In search of the Wilga ghost.

Story by Phil  and pictures by Phil and Mat .

I have a theory that a book seeks you out. Particular books if you ignore them, tend to pop-up again and again. A book called "A treasury of Australian Folk Tales " written in 1960 by Bill Beatty found its way via various book stores and relatives to my attention.  Inside it, a story called "here’s a queer tale" caught my interest. It tells of a screaming ghost, which apparently frequented the Wilga waterhole on the Barcoo river between the mid 1800’s and 1925.  There have been many independent eyewitness accounts over the years, one interesting one states that during the height of the ear splitting phenomenon, the water on the surface of the waterhole remained undisturbed.

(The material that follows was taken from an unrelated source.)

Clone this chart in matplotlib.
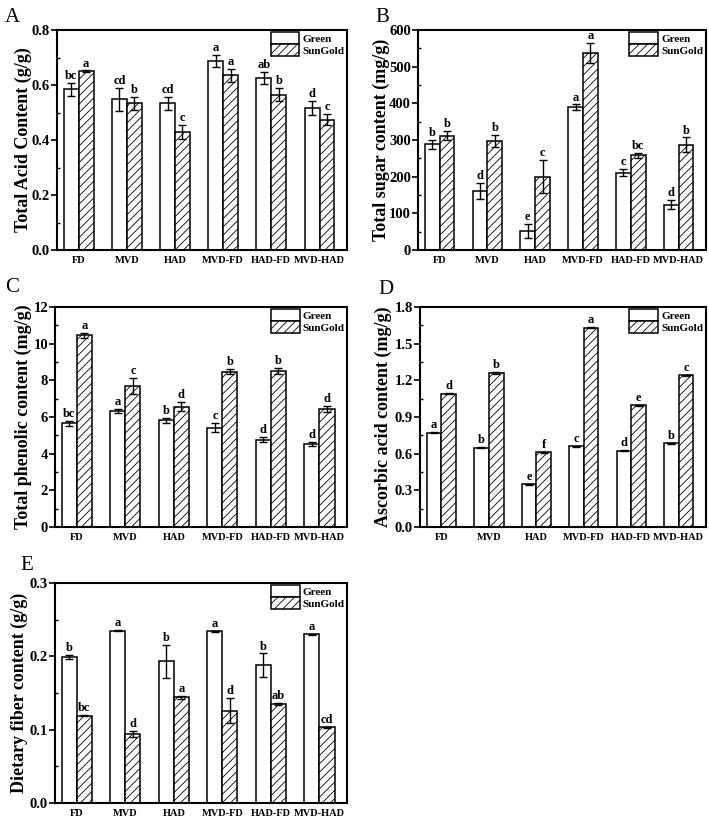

As far as the legend goes, there are a few variations on the story. The one in the book says: "The story is consistent always, nothing but a series of terrifying, fiendish yells and screams arising suddenly and dying away mysteriously into silence". Most of the versions of the story tend to centre around the woman living in the house. The book’s version says: "A new hand employed at Ruthven station built a slab and bark hut near the waterhole. He brought his wife to live there. She was a typical bush woman, sensible, practical and accustomed all her life to the loneliness of the outback."
"The couple had been there for a short time when one night the husband arrived home late, having been delayed, to find his wife in a state of collapse. She could tell him of nothing she had seen, but the most appalling shrieks had come from the waterhole. Soon after this episode the station hand was away for two nights. On arrival home he found his wife hysterical. Crying and sobbing, she told him of the terrible screaming and wailing at the waterhole that had caused her to almost lose her reason". Needless to say they packed their bags and hit the track without delay. Another story relates that the woman killed her infant child and the screaming was her remorseful spook. Yet other tells of a boundary rider who was lost and his skeleton was found years later minus a leg, it was he who was screaming for the lost leg.                                                                
It was pick a story time, as Mat and I would be sitting out there miles from no-where, by our selves, in a place where the owner last visited three years ago. I decided to go with my personal favourite on this occasion, the book’s less gruesome account. The hole’s bad reputation regarding this rowdy spook grew and got better in the telling as the years rolled on. Still, I think you would agree that this industrial-strength banshee was worth a four-wheel drive trip to investigate. Unfortunately, the ghost’s reach extended all the way to Southern NSW. The little devil sent a bolt of lightning through my stop light wire the day I was to leave and promptly vaporised it from the rear of the Hilux to behind the dash. It took me three days to replace the wire and adjacent wires that had been melted. This was repeated again without warning at Cunnamulla but I had the job down to a fine art by then and it only took me four hours to replace the wire. This was really bad karma I thought, if it was trying to tell me something it certainly got my attention. I was beginning to think maybe there are some places a bloke shouldn’t go. I was ready to turn back, but with the urging of my son Mat, we decided to press on regardless.